> _SUPPLIED MATERIAL_
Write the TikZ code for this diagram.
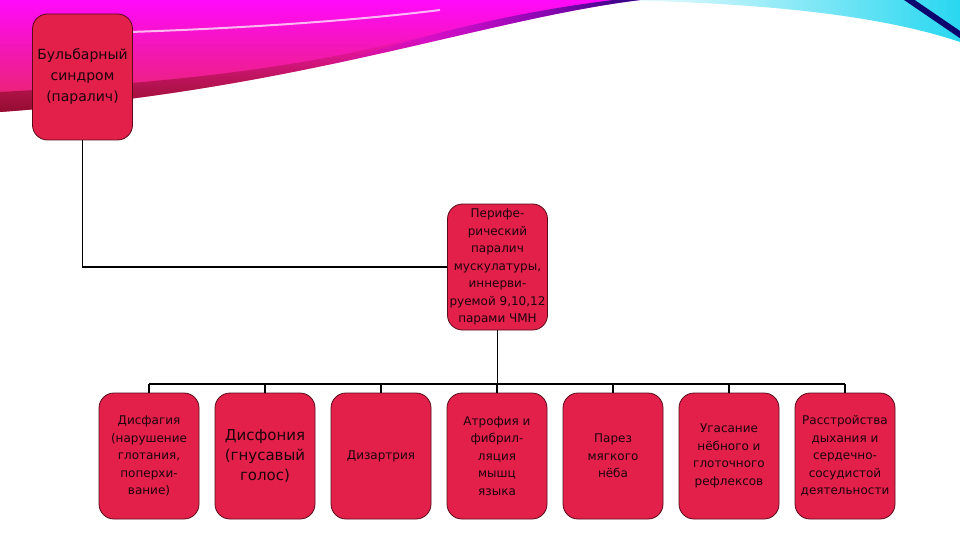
\documentclass[tikz,border=0pt]{standalone}
\usepackage{fontspec}
\setmainfont{DejaVu Sans}
\usetikzlibrary{fadings}
\definecolor{rouge}{RGB}{226,32,74}
\definecolor{bord}{RGB}{90,10,25}
\definecolor{encre}{RGB}{30,5,12}
\definecolor{marine}{RGB}{12,4,110}
\definecolor{fuchsia}{RGB}{255,10,250}
\definecolor{cerise}{RGB}{230,40,90}
\definecolor{grenat}{RGB}{140,10,45}
\definecolor{turquoise}{RGB}{40,215,240}
\tikzfading[name=fonduhaut, top color=transparent!100, bottom color=transparent!0]
\tikzfading[name=fondugauche, left color=transparent!100, right color=transparent!0]
\tikzset{
  boite/.style={draw=bord, line width=0.8pt, fill=rouge, rounded corners=15pt,
    minimum width=100pt, minimum height=126pt, inner sep=1pt, align=center,
    text=encre, font=\fontsize{12}{17.5}\selectfont},
  lien/.style={line width=1.6pt, black}
}
\begin{document}
\begin{tikzpicture}[x=1pt, y=-1pt]
    \useasboundingbox (0,0) rectangle (960,540);
    % Fond
    \fill[white] (0,0) rectangle (960,540);
    \shade[left color=white, right color=turquoise] (600,0) .. controls (760,2) and (880,15) .. (960,42) -- (960,0) -- cycle;
    \draw[marine, line width=6pt] (905,-3) -- (965,38);
    \begin{scope}
        \clip (0,0) -- (640,0) .. controls (480,20) and (300,90) .. (0,112) -- cycle;
        \shade[top color=fuchsia, bottom color=cerise] (0,0) rectangle (640,115);
        \fill[grenat, path fading=fonduhaut] (0,120) -- (0,92) .. controls (150,84) and (300,70) .. (420,36) -- (420,120) -- cycle;
        \shade[left color=fuchsia, right color=marine, path fading=fondugauche] (280,120) -- (280,80) .. controls (420,35) and (520,8) .. (660,-5) -- (660,120) -- cycle;
        \draw[white, line width=2pt, opacity=0.7] (130,32) .. controls (250,28) and (360,20) .. (440,10);
    \end{scope}
    % Boites
    \node[boite, font=\fontsize{14}{21}\selectfont] (bulbar) at (82.5,77) {Бульбарный\\синдром\\(паралич)};
    \node[boite] (perif) at (497.5,267) {Перифе-\\рический\\паралич\\мускулатуры,\\иннерви-\\руемой 9,10,12\\парами ЧМН};
    \node[boite] (disfag) at (149,456) {Дисфагия\\(нарушение\\глотания,\\поперхи-\\вание)};
    \node[boite, font=\fontsize{15}{20}\selectfont] (disfon) at (265,456) {Дисфония\\(гнусавый\\голос)};
    \node[boite] (dizart) at (381,456) {Дизартрия};
    \node[boite] (atrof) at (497,456) {Атрофия и\\фибрил-\\ляция\\мышц\\языка};
    \node[boite] (parez) at (613,456) {Парез\\мягкого\\нёба};
    \node[boite] (ugas) at (729,456) {Угасание\\нёбного и\\глоточного\\рефлексов};
    \node[boite] (rasstr) at (845,456) {Расстройства\\дыхания и\\сердечно-\\сосудистой\\деятельности};
    % Liaisons
    \coordinate (bus) at (0,384);
    \draw[lien] (bulbar.south) |- (perif.west);
    \draw[lien] (perif.south) -- (perif.south |- bus);
    \draw[lien] (disfag.north |- bus) -- (rasstr.north |- bus);
    \draw[lien] (disfag.north) -- (disfag.north |- bus);
    \draw[lien] (disfon.north) -- (disfon.north |- bus);
    \draw[lien] (dizart.north) -- (dizart.north |- bus);
    \draw[lien] (atrof.north) -- (atrof.north |- bus);
    \draw[lien] (parez.north) -- (parez.north |- bus);
    \draw[lien] (ugas.north) -- (ugas.north |- bus);
    \draw[lien] (rasstr.north) -- (rasstr.north |- bus);
\end{tikzpicture}
\end{document}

> _PROBLEM_
Write out the listing word for word, omitting the pictures it holds.

> _SOLVED EXERCISE_
Write the TikZ code for this diagram.
\documentclass[tikz,border=0pt]{standalone}
\usepackage{fontspec}
\setmainfont{DejaVu Sans}
\usetikzlibrary{fadings}
\definecolor{rouge}{RGB}{226,32,74}
\definecolor{bord}{RGB}{90,10,25}
\definecolor{encre}{RGB}{30,5,12}
\definecolor{marine}{RGB}{12,4,110}
\definecolor{fuchsia}{RGB}{255,10,250}
\definecolor{cerise}{RGB}{230,40,90}
\definecolor{grenat}{RGB}{140,10,45}
\definecolor{turquoise}{RGB}{40,215,240}
\tikzfading[name=fonduhaut, top color=transparent!100, bottom color=transparent!0]
\tikzfading[name=fondugauche, left color=transparent!100, right color=transparent!0]
\tikzset{
  boite/.style={draw=bord, line width=0.8pt, fill=rouge, rounded corners=15pt,
    minimum width=100pt, minimum height=126pt, inner sep=1pt, align=center,
    text=encre, font=\fontsize{12}{17.5}\selectfont},
  lien/.style={line width=1.6pt, black}
}
\begin{document}
\begin{tikzpicture}[x=1pt, y=-1pt]
    \useasboundingbox (0,0) rectangle (960,540);
    % Fond
    \fill[white] (0,0) rectangle (960,540);
    \shade[left color=white, right color=turquoise] (600,0) .. controls (760,2) and (880,15) .. (960,42) -- (960,0) -- cycle;
    \draw[marine, line width=6pt] (905,-3) -- (965,38);
    \begin{scope}
        \clip (0,0) -- (640,0) .. controls (480,20) and (300,90) .. (0,112) -- cycle;
        \shade[top color=fuchsia, bottom color=cerise] (0,0) rectangle (640,115);
        \fill[grenat, path fading=fonduhaut] (0,120) -- (0,92) .. controls (150,84) and (300,70) .. (420,36) -- (420,120) -- cycle;
        \shade[left color=fuchsia, right color=marine, path fading=fondugauche] (280,120) -- (280,80) .. controls (420,35) and (520,8) .. (660,-5) -- (660,120) -- cycle;
        \draw[white, line width=2pt, opacity=0.7] (130,32) .. controls (250,28) and (360,20) .. (440,10);
    \end{scope}
    % Boites
    \node[boite, font=\fontsize{14}{21}\selectfont] (bulbar) at (82.5,77) {Бульбарный\\синдром\\(паралич)};
    \node[boite] (perif) at (497.5,267) {Перифе-\\рический\\паралич\\мускулатуры,\\иннерви-\\руемой 9,10,12\\парами ЧМН};
    \node[boite] (disfag) at (149,456) {Дисфагия\\(нарушение\\глотания,\\поперхи-\\вание)};
    \node[boite, font=\fontsize{15}{20}\selectfont] (disfon) at (265,456) {Дисфония\\(гнусавый\\голос)};
    \node[boite] (dizart) at (381,456) {Дизартрия};
    \node[boite] (atrof) at (497,456) {Атрофия и\\фибрил-\\ляция\\мышц\\языка};
    \node[boite] (parez) at (613,456) {Парез\\мягкого\\нёба};
    \node[boite] (ugas) at (729,456) {Угасание\\нёбного и\\глоточного\\рефлексов};
    \node[boite] (rasstr) at (845,456) {Расстройства\\дыхания и\\сердечно-\\сосудистой\\деятельности};
    % Liaisons
    \coordinate (bus) at (0,384);
    \draw[lien] (bulbar.south) |- (perif.west);
    \draw[lien] (perif.south) -- (perif.south |- bus);
    \draw[lien] (disfag.north |- bus) -- (rasstr.north |- bus);
    \draw[lien] (disfag.north) -- (disfag.north |- bus);
    \draw[lien] (disfon.north) -- (disfon.north |- bus);
    \draw[lien] (dizart.north) -- (dizart.north |- bus);
    \draw[lien] (atrof.north) -- (atrof.north |- bus);
    \draw[lien] (parez.north) -- (parez.north |- bus);
    \draw[lien] (ugas.north) -- (ugas.north |- bus);
    \draw[lien] (rasstr.north) -- (rasstr.north |- bus);
\end{tikzpicture}
\end{document}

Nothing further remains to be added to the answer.